Since, the original data source created by **[UCI](https://archive.ics.uci.edu/ml/datasets/human+activity+recognition+using+smartphones)** is not functional anymore, for this project we will use the copy of dataset downloaded from Kaggle data repository **[KAGGLE DATA SET](https://www.kaggle.com/uciml/human-activity-recognition-with-smartphones)**

## Setup the environment

First, let's import necessary modules and setup working environment. We also include function for saving figures. 

In [70]:
# import dependencies
import sys
assert sys.version_info >= (3,5)
import os
import urllib
import time, datetime
from collections import Counter

# Data manipulation
import numpy as np
import pandas as pd
import math, random

# Data visualization
import missingno
import seaborn as sns
import matplotlib as mpl
%matplotlib inline
mpl.rc('axes', labelsize=14)
mpl.rc('xtick', labelsize=12)
mpl.rc('ytick', labelsize=12)
import matplotlib.pyplot as plt
plt.style.use("seaborn-whitegrid")

# Machine learning
import sklearn
assert sklearn.__version__ >= "0.20" # check Scikit-learn version 
from sklearn.preprocessing import OneHotEncoder, LabelEncoder, label_binarize

# Ignore warnings
import warnings
warnings.filterwarnings("ignore")

# Define constants and variables
PROJECT_ROOT_DIR = '.'
DATA_PATH = os.path.join(PROJECT_ROOT_DIR, "datasets")
os.makedirs(DATA_PATH, exist_ok=True)
IMAGES_PATH = os.path.join(PROJECT_ROOT_DIR, "images")
os.makedirs(IMAGES_PATH, exist_ok=True)

# Function to save figures
def save_fig(fig_id, tight_layout=True, fig_extension="png", resolution=300):
    path = os.path.join(IMAGES_PATH, fig_id + "." + fig_extension)
    print("Saveing figure ", fig_id)
    if tight_layout:
        plt.tight_layout()
    plt.savefig(path, format=fig_extension, dpi=resolution)

## Load the data

The data were downloaded from the Kaggle data repository (see the link above in project description) and saved into project folder.

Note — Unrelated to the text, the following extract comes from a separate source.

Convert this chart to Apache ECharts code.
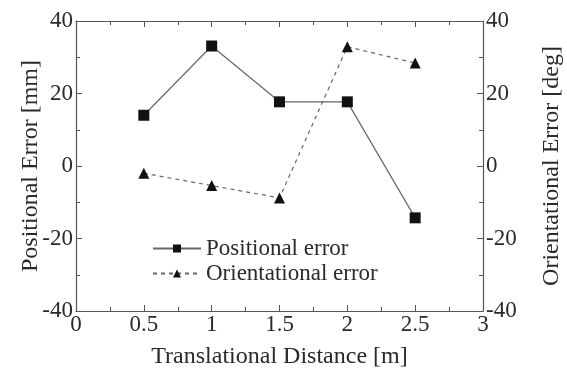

**TBD**: add data description

In [80]:
def load_data(data_path=DATA_PATH):
    try:
        train_set = pd.read_csv(os.path.join(data_path, "train.csv"))
        test_set  = pd.read_csv(os.path.join(data_path, "test.csv"))
        print("Data set {} and {} were loaded.".format("train.csv", "test.csv"))
        return train_set, test_set
#     except IOError:
#             print("Data set not found.")
    except FileNotFoundError:
        print("Data set was not found.")

In [86]:
train, test = load_data()

Data set train.csv and test.csv were loaded.


## Data description

Data in the dataset were recorded using a buiil in smartphone accelerometer and gyroscope sensors, which captured 3-axial linear acceleration and 3-axial angular velocity with logging (sampling) frequency of 50Hz. Sensor data are already-preprocessed.

More details about how the data were recored, labeled, and pre-processed please refer to the original **[UCI data repository](https://archive.ics.uci.edu/ml/datasets/human+activity+recognition+using+smartphones)**.

In [125]:
# View the train data
print("Train data set size is {}".format(train.shape))

Train data set size is (7352, 563)


As we can see there are 563 columns in dataset. After closer look, you will notice the features are dvided into few categories (acceleration, gravity) with some additional parameter (mean, std, ...).
Let's group and count the main categories together. This will give us better data overview.

In [121]:
def group_data_columns(data_set):
    """
    Function takes data set as an input argument and returns new data frame, 
    where the first column represents the attribute's name and seconds its count
    value from original dataset.
    """
    # Group and count main names of columns
    grouped_columns = pd.DataFrame.from_dict(Counter([column.split('-')[0].split('(')[0] for column in data_set.columns]), orient='index')
    grouped_columns.rename(columns={0:'count'}).sort_values('count', ascending=False)
    return grouped_columns

In [122]:
group_data_columns(train)

Unnamed: 0,0
tBodyAcc,40
tGravityAcc,40
tBodyAccJerk,40
tBodyGyro,40
tBodyGyroJerk,40
tBodyAccMag,13
tGravityAccMag,13
tBodyAccJerkMag,13
tBodyGyroMag,13
tBodyGyroJerkMag,13


From the table above, we can distinguish between two main attributes, starting with letter *"t"* and *"f"*, which means sensor data obtained in time and frequency domain, respectively. Both time and frequency domains have subcategories such as acceleration and gravity.